··· Input for this task

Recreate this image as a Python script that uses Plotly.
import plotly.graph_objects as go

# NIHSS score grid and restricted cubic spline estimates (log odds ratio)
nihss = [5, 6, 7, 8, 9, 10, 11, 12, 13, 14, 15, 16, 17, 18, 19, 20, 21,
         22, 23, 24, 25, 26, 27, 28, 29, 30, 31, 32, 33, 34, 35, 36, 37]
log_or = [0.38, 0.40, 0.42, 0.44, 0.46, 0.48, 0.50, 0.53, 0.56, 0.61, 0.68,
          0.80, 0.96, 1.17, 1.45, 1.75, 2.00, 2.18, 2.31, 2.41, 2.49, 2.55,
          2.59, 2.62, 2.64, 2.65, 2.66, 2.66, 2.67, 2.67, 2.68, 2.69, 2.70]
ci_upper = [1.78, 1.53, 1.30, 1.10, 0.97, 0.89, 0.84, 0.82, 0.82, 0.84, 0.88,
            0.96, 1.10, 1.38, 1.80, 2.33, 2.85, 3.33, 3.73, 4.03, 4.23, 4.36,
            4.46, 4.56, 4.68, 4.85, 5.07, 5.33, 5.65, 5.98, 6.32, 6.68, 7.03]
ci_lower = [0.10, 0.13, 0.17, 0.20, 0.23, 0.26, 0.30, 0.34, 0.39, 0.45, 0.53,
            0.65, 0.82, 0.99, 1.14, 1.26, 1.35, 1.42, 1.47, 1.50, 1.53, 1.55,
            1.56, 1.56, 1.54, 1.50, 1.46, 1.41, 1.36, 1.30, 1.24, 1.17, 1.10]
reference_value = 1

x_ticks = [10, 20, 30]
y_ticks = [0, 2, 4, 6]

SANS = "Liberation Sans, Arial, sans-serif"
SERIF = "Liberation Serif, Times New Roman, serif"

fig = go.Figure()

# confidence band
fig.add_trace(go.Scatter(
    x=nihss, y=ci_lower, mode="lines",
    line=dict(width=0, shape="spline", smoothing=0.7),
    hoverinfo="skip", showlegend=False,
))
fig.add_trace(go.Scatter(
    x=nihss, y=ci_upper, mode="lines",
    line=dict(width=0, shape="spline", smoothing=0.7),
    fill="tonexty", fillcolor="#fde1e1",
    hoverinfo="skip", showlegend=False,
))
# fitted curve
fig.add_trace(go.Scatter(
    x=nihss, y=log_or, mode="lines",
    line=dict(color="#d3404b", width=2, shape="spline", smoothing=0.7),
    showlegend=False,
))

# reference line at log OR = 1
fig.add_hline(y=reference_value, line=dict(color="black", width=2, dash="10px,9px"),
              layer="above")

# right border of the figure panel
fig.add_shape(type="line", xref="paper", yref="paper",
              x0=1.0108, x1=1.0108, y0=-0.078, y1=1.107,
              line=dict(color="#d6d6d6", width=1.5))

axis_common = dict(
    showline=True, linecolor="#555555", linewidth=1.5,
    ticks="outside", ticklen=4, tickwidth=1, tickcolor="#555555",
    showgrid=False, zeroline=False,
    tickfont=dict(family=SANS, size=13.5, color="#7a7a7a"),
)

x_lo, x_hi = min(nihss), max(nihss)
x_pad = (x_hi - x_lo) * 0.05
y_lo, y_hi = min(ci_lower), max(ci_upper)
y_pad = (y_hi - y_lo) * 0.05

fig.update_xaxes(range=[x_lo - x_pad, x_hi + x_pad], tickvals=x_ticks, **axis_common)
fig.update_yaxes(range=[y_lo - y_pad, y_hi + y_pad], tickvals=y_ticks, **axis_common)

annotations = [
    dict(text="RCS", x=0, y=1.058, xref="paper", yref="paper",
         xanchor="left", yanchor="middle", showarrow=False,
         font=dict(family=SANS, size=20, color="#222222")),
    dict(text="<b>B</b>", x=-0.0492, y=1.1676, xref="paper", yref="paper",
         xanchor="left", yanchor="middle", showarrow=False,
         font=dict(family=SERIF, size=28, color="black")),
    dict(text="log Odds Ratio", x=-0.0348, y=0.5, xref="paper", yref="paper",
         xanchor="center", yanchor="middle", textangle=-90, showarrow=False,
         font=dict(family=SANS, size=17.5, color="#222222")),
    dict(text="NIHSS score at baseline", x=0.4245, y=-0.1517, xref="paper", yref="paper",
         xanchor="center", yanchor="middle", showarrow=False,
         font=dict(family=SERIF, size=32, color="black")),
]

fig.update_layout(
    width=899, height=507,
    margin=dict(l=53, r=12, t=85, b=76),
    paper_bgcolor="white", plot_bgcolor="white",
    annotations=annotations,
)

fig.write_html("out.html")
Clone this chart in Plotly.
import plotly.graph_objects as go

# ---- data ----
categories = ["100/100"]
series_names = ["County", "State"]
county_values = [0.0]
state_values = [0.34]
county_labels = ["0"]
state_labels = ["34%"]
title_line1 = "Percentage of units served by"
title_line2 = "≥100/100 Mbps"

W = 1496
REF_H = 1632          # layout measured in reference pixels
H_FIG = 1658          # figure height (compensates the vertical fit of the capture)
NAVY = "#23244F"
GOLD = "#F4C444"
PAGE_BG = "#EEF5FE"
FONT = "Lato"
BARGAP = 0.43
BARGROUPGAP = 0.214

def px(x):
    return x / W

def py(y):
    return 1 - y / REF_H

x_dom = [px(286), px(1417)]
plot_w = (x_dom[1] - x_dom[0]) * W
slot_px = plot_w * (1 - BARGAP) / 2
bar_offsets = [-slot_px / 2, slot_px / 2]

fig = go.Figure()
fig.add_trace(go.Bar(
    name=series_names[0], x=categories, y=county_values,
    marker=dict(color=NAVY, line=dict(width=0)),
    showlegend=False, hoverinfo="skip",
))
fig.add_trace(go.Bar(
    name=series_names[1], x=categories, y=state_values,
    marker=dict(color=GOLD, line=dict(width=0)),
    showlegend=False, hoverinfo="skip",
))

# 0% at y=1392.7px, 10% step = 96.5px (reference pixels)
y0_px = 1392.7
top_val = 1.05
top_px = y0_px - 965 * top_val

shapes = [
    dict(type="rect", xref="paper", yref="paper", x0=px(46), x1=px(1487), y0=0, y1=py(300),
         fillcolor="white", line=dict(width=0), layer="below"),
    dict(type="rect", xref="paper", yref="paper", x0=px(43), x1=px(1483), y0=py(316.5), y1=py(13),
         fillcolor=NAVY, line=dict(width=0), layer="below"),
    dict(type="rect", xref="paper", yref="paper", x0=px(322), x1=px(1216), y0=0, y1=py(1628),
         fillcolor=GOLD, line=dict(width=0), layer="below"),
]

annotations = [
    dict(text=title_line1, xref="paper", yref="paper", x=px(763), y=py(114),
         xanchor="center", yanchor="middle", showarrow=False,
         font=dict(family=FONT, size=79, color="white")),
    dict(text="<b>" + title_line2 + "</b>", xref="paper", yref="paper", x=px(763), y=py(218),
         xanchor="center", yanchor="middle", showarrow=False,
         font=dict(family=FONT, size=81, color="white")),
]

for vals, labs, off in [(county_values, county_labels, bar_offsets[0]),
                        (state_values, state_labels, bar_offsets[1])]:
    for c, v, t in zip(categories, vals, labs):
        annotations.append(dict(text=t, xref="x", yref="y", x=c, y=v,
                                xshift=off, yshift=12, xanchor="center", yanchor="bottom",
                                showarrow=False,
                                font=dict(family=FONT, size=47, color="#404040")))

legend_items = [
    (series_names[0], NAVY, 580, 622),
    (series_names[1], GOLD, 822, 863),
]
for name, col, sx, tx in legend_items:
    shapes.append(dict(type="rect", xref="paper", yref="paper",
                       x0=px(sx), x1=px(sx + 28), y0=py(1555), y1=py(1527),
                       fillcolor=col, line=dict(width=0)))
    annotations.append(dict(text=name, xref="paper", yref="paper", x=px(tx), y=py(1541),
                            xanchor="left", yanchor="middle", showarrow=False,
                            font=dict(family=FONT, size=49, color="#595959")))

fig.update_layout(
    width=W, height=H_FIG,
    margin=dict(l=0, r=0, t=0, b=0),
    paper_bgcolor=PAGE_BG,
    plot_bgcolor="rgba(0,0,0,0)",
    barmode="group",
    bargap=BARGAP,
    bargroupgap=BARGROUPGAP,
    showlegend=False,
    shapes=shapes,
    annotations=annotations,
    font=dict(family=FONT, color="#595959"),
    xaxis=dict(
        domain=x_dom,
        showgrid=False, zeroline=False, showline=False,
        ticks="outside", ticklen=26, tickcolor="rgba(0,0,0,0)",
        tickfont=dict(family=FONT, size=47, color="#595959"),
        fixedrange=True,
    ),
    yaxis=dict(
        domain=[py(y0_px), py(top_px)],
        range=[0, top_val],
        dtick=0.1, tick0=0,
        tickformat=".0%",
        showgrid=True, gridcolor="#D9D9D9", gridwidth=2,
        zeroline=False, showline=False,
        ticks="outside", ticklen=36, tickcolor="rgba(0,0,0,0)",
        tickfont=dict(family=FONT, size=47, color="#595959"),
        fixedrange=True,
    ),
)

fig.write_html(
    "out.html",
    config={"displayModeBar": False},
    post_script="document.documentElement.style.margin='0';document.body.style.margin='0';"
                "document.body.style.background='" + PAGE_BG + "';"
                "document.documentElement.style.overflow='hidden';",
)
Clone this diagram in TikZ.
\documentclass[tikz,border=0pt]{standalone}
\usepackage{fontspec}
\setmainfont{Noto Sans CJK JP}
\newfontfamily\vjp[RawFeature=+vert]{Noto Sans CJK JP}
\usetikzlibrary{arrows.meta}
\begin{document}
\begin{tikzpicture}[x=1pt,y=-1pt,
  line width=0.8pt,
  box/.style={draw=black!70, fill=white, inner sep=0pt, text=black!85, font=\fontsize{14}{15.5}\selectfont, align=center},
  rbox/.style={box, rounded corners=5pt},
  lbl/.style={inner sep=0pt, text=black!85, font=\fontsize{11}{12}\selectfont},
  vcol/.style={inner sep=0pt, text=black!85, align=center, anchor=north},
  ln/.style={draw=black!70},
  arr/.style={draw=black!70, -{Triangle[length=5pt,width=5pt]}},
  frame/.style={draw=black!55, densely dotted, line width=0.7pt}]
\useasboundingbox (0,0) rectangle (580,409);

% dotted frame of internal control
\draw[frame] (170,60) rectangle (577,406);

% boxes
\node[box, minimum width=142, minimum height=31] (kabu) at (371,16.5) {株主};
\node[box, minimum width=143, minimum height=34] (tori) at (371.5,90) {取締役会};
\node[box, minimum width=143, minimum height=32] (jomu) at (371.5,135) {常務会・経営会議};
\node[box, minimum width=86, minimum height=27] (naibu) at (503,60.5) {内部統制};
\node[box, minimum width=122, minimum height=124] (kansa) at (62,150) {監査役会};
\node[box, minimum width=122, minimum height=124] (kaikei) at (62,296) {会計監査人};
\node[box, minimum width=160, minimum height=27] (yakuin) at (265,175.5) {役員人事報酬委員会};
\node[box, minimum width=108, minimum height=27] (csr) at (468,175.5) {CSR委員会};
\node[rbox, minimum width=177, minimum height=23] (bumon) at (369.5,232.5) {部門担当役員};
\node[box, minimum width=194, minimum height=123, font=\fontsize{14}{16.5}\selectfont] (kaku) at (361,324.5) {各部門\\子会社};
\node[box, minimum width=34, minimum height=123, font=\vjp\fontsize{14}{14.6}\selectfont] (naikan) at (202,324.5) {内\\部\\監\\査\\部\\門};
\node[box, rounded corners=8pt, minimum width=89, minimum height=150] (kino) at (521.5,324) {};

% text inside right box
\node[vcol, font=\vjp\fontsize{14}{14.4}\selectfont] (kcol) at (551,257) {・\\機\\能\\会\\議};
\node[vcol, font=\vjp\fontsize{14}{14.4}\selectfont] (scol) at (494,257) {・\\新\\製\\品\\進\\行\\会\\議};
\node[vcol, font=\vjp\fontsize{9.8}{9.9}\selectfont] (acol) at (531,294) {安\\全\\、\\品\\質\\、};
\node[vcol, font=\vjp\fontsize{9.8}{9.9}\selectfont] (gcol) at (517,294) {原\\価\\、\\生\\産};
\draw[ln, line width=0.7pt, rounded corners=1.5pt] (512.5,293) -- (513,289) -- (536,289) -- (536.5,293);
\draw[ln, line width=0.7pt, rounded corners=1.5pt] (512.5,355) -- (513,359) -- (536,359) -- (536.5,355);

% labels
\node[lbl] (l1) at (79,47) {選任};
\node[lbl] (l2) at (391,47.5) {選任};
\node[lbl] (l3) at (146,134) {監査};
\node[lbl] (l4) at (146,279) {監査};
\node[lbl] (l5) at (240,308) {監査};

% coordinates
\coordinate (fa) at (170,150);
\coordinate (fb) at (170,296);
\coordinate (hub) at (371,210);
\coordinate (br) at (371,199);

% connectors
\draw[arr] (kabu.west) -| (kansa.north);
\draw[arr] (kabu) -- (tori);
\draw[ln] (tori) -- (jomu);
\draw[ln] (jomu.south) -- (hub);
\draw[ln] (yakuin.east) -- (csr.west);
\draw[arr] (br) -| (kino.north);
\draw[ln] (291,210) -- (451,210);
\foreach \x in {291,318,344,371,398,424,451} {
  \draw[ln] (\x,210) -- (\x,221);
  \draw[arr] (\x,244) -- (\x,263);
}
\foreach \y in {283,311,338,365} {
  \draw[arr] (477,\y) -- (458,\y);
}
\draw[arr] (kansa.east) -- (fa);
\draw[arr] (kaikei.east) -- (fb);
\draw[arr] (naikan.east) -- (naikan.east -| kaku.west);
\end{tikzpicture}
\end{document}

······

> [Aim]
Take the line containing "Clone this diagram in TikZ." and the line containing "rounded corners=8pt, minimum". Write out both and all lines between, exactly, and nothing more.

> [Full output]
Clone this diagram in TikZ.
\documentclass[tikz,border=0pt]{standalone}
\usepackage{fontspec}
\setmainfont{Noto Sans CJK JP}
\newfontfamily\vjp[RawFeature=+vert]{Noto Sans CJK JP}
\usetikzlibrary{arrows.meta}
\begin{document}
\begin{tikzpicture}[x=1pt,y=-1pt,
  line width=0.8pt,
  box/.style={draw=black!70, fill=white, inner sep=0pt, text=black!85, font=\fontsize{14}{15.5}\selectfont, align=center},
  rbox/.style={box, rounded corners=5pt},
  lbl/.style={inner sep=0pt, text=black!85, font=\fontsize{11}{12}\selectfont},
  vcol/.style={inner sep=0pt, text=black!85, align=center, anchor=north},
  ln/.style={draw=black!70},
  arr/.style={draw=black!70, -{Triangle[length=5pt,width=5pt]}},
  frame/.style={draw=black!55, densely dotted, line width=0.7pt}]
\useasboundingbox (0,0) rectangle (580,409);

% dotted frame of internal control
\draw[frame] (170,60) rectangle (577,406);

% boxes
\node[box, minimum width=142, minimum height=31] (kabu) at (371,16.5) {株主};
\node[box, minimum width=143, minimum height=34] (tori) at (371.5,90) {取締役会};
\node[box, minimum width=143, minimum height=32] (jomu) at (371.5,135) {常務会・経営会議};
\node[box, minimum width=86, minimum height=27] (naibu) at (503,60.5) {内部統制};
\node[box, minimum width=122, minimum height=124] (kansa) at (62,150) {監査役会};
\node[box, minimum width=122, minimum height=124] (kaikei) at (62,296) {会計監査人};
\node[box, minimum width=160, minimum height=27] (yakuin) at (265,175.5) {役員人事報酬委員会};
\node[box, minimum width=108, minimum height=27] (csr) at (468,175.5) {CSR委員会};
\node[rbox, minimum width=177, minimum height=23] (bumon) at (369.5,232.5) {部門担当役員};
\node[box, minimum width=194, minimum height=123, font=\fontsize{14}{16.5}\selectfont] (kaku) at (361,324.5) {各部門\\子会社};
\node[box, minimum width=34, minimum height=123, font=\vjp\fontsize{14}{14.6}\selectfont] (naikan) at (202,324.5) {内\\部\\監\\査\\部\\門};
\node[box, rounded corners=8pt, minimum width=89, minimum height=150] (kino) at (521.5,324) {};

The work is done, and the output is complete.